The HandsUp! App
As technology continues to become more ubiquitous in our lives, good teachers are constantly searching for ways to leverage the power of technology to engage students and enhance learning
The Hands Up app, developed in a real classroom, not only provides teachers with some long-awaited, practical classroom management tools, it also shifts the established lecture paradigm, encouraging students to participate in and contribute to the learning process.
How does it work?
Use the Feedback Function to elicit 100% participation
I know that as teachers, we are busy people. We don’t always have time to prepare complicated, time consuming polls and questionnaires to get feedback from our students about the effectiveness of our lessons – to see if they are actually learning!
Scenario #1 – Have they understood?
While teaching, you ask a question from your students to elicit understanding…
- the usual suspects raise their hands to answer
- you select a few students to answer
Most of your class might still not understand; however, you have no way of knowing without asking every student individually.
- Simply, ask the question and require all your students to respond using HandsUp .
- Because the app enables 100% participation from the students, within seconds you can quickly see how many students have actually understood and adjust your teaching accordingly.

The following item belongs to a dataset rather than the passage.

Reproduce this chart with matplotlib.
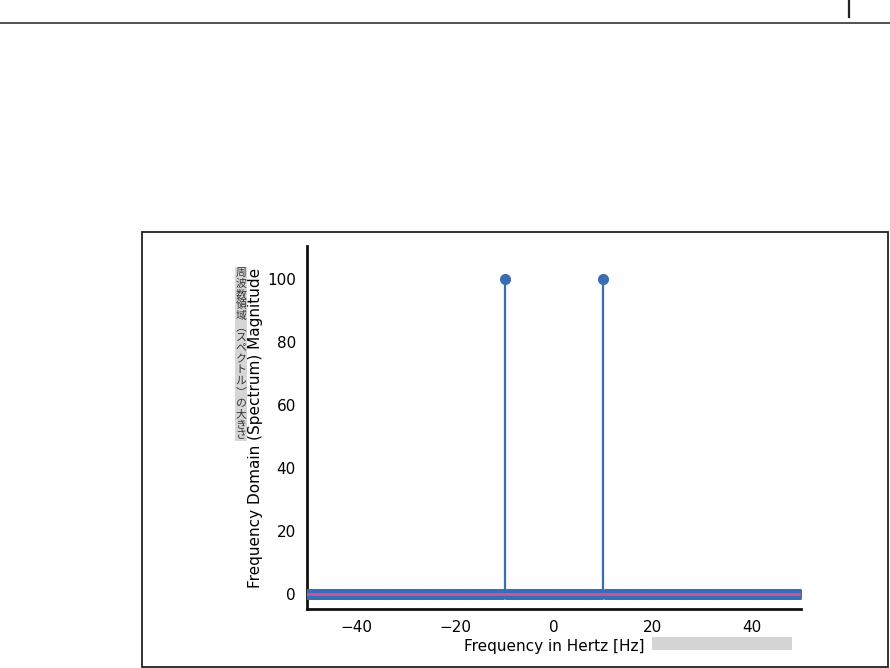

- View a report of the responses after the lesson to help prepare future lessons
As the teacher, you can ask your students to respond in a variety of ways – students can:
- type an answer
- draw an answer
- insert an emoji
- take a picture of their answer (or response) using their iPad camera
- upload a screenshot from their photo library
Scenario #2 – Checking homework
You’ve taken roll call and you need to check that your students have completed their homework.
- You ask the students to have their work ready on their desks.
- You walk around, checking to see who has completed their homework.
- At the same time, you try to ascertain whether or not they have done it correctly.
- You eventually realize that many of the students have done one of the questions incorrectly.
- You write up the question on the whiteboard and reteach the concept.
- The whole process takes up half of your single period lesson
A better way: HandsUp!
- Start a session.
- Ask the students to take a picture (or screenshot) of their homework and submit using the feedback tab.
- Within seconds, you have all their homework on your iPad.
- You scroll through the list of students and see that many of the students got one of the questions wrong.
- You select one of the student’s homework, project it onto the screen and explain what they did wrong.
- If you have an iPad Pro, you take a screenshot of the homework, project it for all the students to see as you correct it with your apple pencil.
- The whole process takes only a few minutes and you can get on with the day’s lesson!
Scenario #3 – What are they thinking?
You are wondering if your students are engaged and listening to your lecture, but can only guess based on what you see:
- Most are looking at you – the lights are on, but you are not sure if anyone’s home.
- Some are staring out the window.
- Some are doodling.
- Some are spinning their pens between their fingers...I’ve always wished I could do that...
- Some look at you with a puzzled expression on their face, but you are not sure if they are confused about what you are teaching or whether they are just confused about life in general.
- Some are whispering to their friends.
- Some are struggling to stay awake after a long night of gaming.
The point is, during most lectures, the students just sit passively, and the teacher has no idea what they are thinking.
- Simply, start a session before your lecture.
- Enable anonymous feedback.
- Encourage students to engage honestly with you as you teach by using the feedback tab to:
- ask you questions
- tell you if they already know what you are teaching
- tell you how they feel (bored, excited, happy)
- explore exciting learning tangents
- the options are endless
- Every now and then, pause your lecture and glance at the feedback coming in.
- The lecture has now become a learning conversation!
NOTE: Obviously, this is not for the faint-hearted teacher! It is important to first explain to the students that you value their feedback and that you want to know what they are thinking so that you can improve your teaching.